▶ **STORED RECORDS**:
--- begin ---
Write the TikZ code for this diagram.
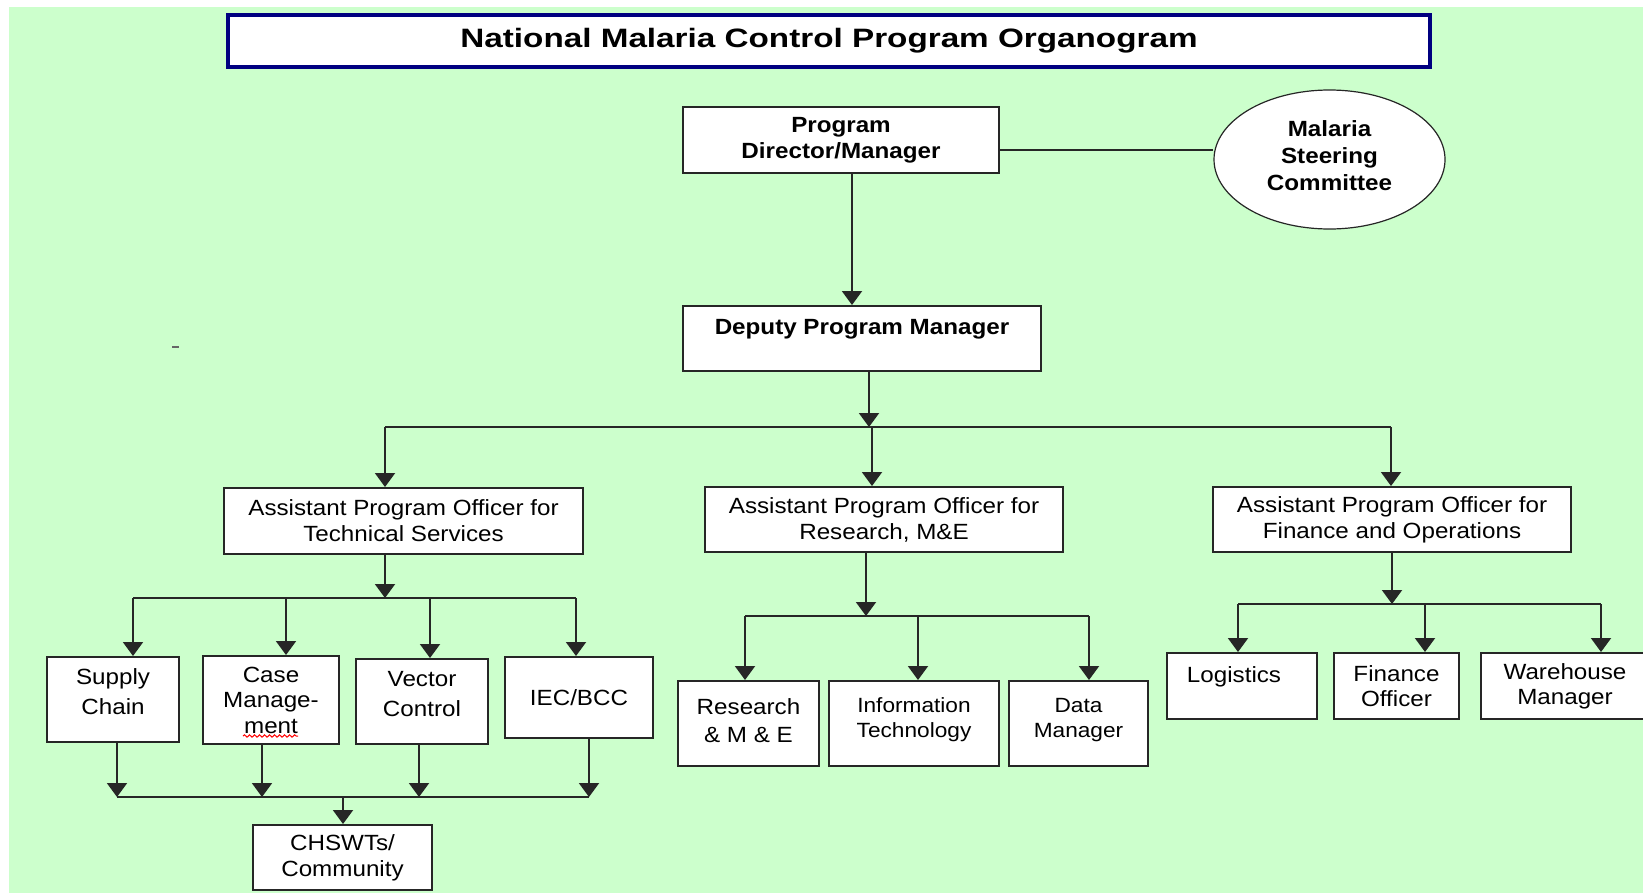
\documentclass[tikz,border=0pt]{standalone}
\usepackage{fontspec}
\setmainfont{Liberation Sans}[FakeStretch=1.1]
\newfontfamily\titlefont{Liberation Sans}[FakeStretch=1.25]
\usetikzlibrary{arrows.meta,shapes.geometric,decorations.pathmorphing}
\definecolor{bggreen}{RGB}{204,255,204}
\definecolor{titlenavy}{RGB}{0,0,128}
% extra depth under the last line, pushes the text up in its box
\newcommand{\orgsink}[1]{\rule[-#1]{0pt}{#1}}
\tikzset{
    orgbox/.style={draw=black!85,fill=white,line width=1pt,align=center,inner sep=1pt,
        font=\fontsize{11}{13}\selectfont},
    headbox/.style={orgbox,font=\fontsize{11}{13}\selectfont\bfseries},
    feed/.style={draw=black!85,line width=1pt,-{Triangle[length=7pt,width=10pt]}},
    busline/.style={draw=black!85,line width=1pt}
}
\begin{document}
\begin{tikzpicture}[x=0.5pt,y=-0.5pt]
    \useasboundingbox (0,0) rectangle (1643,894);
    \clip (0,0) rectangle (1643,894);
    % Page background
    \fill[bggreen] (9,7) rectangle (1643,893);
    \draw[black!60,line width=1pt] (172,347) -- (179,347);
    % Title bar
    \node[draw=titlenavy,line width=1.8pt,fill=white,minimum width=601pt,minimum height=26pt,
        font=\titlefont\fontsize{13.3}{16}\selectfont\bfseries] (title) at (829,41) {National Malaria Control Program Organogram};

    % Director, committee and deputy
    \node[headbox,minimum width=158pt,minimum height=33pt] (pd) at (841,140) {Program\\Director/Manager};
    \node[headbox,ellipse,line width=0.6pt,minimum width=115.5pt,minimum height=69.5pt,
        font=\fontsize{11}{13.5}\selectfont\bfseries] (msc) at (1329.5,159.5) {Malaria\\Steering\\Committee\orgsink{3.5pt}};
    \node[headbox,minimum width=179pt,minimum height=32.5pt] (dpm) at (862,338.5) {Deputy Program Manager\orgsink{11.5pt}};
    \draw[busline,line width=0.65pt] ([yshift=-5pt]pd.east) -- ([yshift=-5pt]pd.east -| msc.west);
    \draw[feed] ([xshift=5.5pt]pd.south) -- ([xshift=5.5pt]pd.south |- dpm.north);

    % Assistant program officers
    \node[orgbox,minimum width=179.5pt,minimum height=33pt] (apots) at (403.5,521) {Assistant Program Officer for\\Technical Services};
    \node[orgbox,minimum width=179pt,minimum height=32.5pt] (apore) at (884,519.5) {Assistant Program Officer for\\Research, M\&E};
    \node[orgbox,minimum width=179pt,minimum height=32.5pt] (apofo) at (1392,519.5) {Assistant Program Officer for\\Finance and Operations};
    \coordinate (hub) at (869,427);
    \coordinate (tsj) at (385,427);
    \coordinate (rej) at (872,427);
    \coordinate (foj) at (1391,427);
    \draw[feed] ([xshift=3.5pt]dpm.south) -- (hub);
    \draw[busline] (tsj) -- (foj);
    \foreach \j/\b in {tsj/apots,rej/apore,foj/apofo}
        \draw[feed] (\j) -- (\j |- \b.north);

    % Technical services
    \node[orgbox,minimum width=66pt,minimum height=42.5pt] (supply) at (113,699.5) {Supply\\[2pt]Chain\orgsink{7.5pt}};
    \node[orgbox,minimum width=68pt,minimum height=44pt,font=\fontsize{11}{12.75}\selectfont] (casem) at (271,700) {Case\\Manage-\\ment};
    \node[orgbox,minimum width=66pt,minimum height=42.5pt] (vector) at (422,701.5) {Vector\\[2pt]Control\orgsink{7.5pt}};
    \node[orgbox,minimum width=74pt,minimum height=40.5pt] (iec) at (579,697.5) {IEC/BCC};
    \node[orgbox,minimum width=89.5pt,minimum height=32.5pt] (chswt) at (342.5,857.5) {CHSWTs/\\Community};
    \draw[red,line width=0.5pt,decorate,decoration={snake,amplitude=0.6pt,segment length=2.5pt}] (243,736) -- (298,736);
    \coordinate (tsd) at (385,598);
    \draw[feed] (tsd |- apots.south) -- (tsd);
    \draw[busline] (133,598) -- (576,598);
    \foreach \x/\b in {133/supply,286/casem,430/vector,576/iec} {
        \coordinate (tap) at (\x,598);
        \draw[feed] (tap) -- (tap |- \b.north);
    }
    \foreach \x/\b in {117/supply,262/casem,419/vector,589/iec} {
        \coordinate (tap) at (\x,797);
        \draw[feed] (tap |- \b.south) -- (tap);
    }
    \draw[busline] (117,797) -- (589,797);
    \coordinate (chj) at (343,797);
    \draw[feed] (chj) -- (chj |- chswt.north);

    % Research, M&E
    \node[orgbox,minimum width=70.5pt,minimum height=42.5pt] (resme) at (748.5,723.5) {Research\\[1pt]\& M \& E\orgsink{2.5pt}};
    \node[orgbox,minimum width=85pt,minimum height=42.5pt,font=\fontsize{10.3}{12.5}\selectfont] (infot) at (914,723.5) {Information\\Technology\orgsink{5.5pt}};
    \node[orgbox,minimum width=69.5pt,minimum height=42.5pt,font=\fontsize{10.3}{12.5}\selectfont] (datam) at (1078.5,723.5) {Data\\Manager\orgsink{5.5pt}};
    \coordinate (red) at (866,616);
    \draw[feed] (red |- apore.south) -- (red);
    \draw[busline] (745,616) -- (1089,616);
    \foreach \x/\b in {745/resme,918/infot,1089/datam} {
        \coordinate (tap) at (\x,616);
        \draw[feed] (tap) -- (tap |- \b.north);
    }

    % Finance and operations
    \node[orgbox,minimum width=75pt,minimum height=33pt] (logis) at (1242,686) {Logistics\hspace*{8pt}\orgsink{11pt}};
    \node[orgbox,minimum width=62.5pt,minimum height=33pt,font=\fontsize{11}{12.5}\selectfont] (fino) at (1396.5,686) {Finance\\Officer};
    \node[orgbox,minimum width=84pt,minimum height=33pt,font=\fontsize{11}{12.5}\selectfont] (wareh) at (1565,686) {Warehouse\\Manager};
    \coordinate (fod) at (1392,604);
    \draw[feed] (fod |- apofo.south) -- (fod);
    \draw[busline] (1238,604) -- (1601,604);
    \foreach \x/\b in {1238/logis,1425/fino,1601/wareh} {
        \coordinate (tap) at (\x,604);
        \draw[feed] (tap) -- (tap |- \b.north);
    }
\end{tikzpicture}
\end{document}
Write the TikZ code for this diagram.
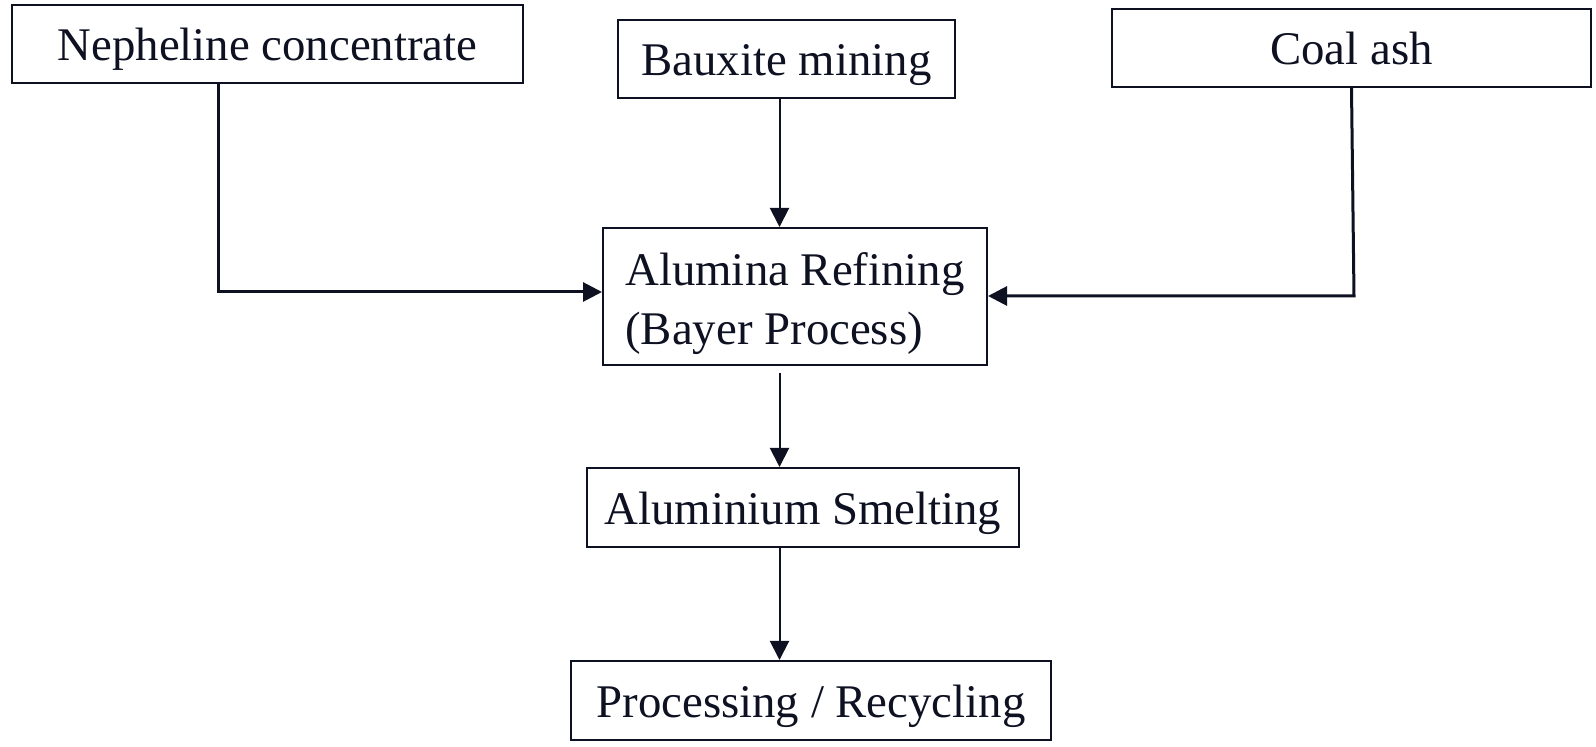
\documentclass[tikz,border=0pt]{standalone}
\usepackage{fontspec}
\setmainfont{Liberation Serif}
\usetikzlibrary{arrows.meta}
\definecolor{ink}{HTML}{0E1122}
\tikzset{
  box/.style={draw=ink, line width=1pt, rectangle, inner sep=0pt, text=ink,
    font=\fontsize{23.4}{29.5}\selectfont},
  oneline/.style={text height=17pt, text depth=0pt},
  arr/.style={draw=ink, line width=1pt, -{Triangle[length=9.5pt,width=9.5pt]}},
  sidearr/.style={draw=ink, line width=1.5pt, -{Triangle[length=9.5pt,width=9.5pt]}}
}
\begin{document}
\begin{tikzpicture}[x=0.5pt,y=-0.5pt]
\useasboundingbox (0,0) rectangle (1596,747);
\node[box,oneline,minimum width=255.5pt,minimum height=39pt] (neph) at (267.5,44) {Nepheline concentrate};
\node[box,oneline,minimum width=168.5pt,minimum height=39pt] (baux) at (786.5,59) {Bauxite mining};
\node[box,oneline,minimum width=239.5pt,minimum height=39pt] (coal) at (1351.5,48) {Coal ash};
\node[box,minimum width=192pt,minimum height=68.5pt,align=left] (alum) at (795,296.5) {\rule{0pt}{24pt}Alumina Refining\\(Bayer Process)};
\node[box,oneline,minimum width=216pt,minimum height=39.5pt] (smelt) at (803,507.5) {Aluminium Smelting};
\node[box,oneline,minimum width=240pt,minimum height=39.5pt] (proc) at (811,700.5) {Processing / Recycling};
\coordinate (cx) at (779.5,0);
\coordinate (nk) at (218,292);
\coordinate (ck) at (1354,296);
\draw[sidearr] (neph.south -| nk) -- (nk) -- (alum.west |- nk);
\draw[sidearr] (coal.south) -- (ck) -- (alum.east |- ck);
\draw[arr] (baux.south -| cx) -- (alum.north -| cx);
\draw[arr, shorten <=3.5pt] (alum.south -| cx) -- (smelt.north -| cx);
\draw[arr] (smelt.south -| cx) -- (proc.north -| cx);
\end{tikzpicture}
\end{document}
--- end ---
Write out the lines from the start of the material to the line with "([xshift=5.5pt]pd.south |- dpm.north);", inclusive and exactly. Skip the pictures.

▶ **COMPLETE ANSWER**:
Write the TikZ code for this diagram.
\documentclass[tikz,border=0pt]{standalone}
\usepackage{fontspec}
\setmainfont{Liberation Sans}[FakeStretch=1.1]
\newfontfamily\titlefont{Liberation Sans}[FakeStretch=1.25]
\usetikzlibrary{arrows.meta,shapes.geometric,decorations.pathmorphing}
\definecolor{bggreen}{RGB}{204,255,204}
\definecolor{titlenavy}{RGB}{0,0,128}
% extra depth under the last line, pushes the text up in its box
\newcommand{\orgsink}[1]{\rule[-#1]{0pt}{#1}}
\tikzset{
    orgbox/.style={draw=black!85,fill=white,line width=1pt,align=center,inner sep=1pt,
        font=\fontsize{11}{13}\selectfont},
    headbox/.style={orgbox,font=\fontsize{11}{13}\selectfont\bfseries},
    feed/.style={draw=black!85,line width=1pt,-{Triangle[length=7pt,width=10pt]}},
    busline/.style={draw=black!85,line width=1pt}
}
\begin{document}
\begin{tikzpicture}[x=0.5pt,y=-0.5pt]
    \useasboundingbox (0,0) rectangle (1643,894);
    \clip (0,0) rectangle (1643,894);
    % Page background
    \fill[bggreen] (9,7) rectangle (1643,893);
    \draw[black!60,line width=1pt] (172,347) -- (179,347);
    % Title bar
    \node[draw=titlenavy,line width=1.8pt,fill=white,minimum width=601pt,minimum height=26pt,
        font=\titlefont\fontsize{13.3}{16}\selectfont\bfseries] (title) at (829,41) {National Malaria Control Program Organogram};

    % Director, committee and deputy
    \node[headbox,minimum width=158pt,minimum height=33pt] (pd) at (841,140) {Program\\Director/Manager};
    \node[headbox,ellipse,line width=0.6pt,minimum width=115.5pt,minimum height=69.5pt,
        font=\fontsize{11}{13.5}\selectfont\bfseries] (msc) at (1329.5,159.5) {Malaria\\Steering\\Committee\orgsink{3.5pt}};
    \node[headbox,minimum width=179pt,minimum height=32.5pt] (dpm) at (862,338.5) {Deputy Program Manager\orgsink{11.5pt}};
    \draw[busline,line width=0.65pt] ([yshift=-5pt]pd.east) -- ([yshift=-5pt]pd.east -| msc.west);
    \draw[feed] ([xshift=5.5pt]pd.south) -- ([xshift=5.5pt]pd.south |- dpm.north);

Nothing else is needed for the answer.